In the beginning of the book the author explains that it's been a very long time since this event occurred and as such he can't recall the exact dialog that took place all the time. This is very reasonable, however I personally don't like the way they addressed this issue providing the various characters with basically movie lines. The entire book in fact reads like a movie - in some cases that is good, in this case it is not since it reads like a 60s WWII flick you've seen 100 times with predictable characters saying lines you would have sworn you've heard before. I would have left out the dialog all together if it was in doubt and just stuck as much as possible on what was going on from a factual standpoint. The dialog really really took me out of it and made it feel like I was reading a novel - and again not in a good way, in a this is completely fake way.

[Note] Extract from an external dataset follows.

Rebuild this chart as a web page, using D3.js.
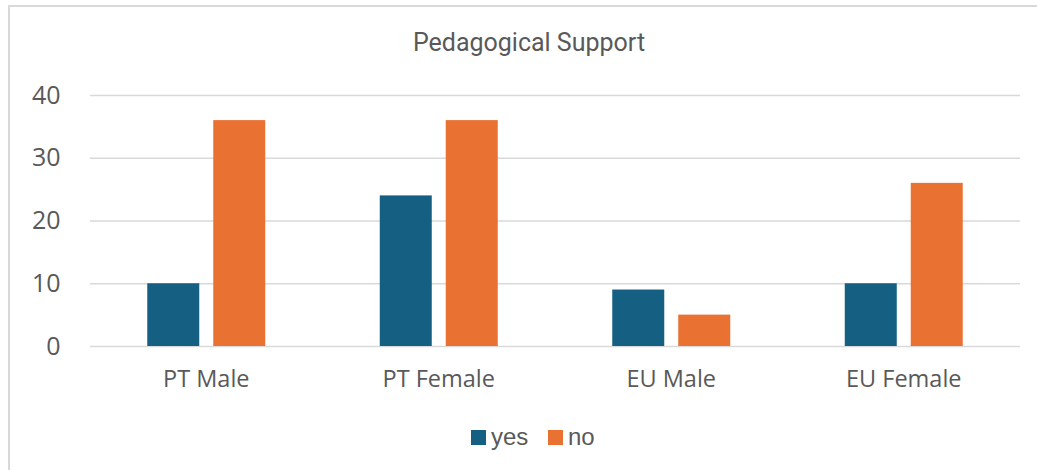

So if you give a pass on the dialog is the story believable? I just don't know. I certainly do not want to call a retired Lt Col a lair but there are so many things in the story that don't make sense and nothing is verifiable. I don't know what can be done to prove anything but without a shred of evidence and movie script characters it's so very difficult to just assume everything is on the up and up. It very well may be, and I truly hope it is - however my gut feeling from reading everything I can get my hands on about Korea and WWII this story just doesn't jive with what I know.
If you have an interest in the subject my only advise would be to listen to it and make up your own mind.
As for the reader he did a very good job, everything was well paced, he used different voices to help you keep track of who was talking and as far as I know I didn't hear any obvious mistakes. Well done. If I could give 4 1/2 stars I would, but it's a bit closer to 4 stars than 5 so I'll leave it at 4.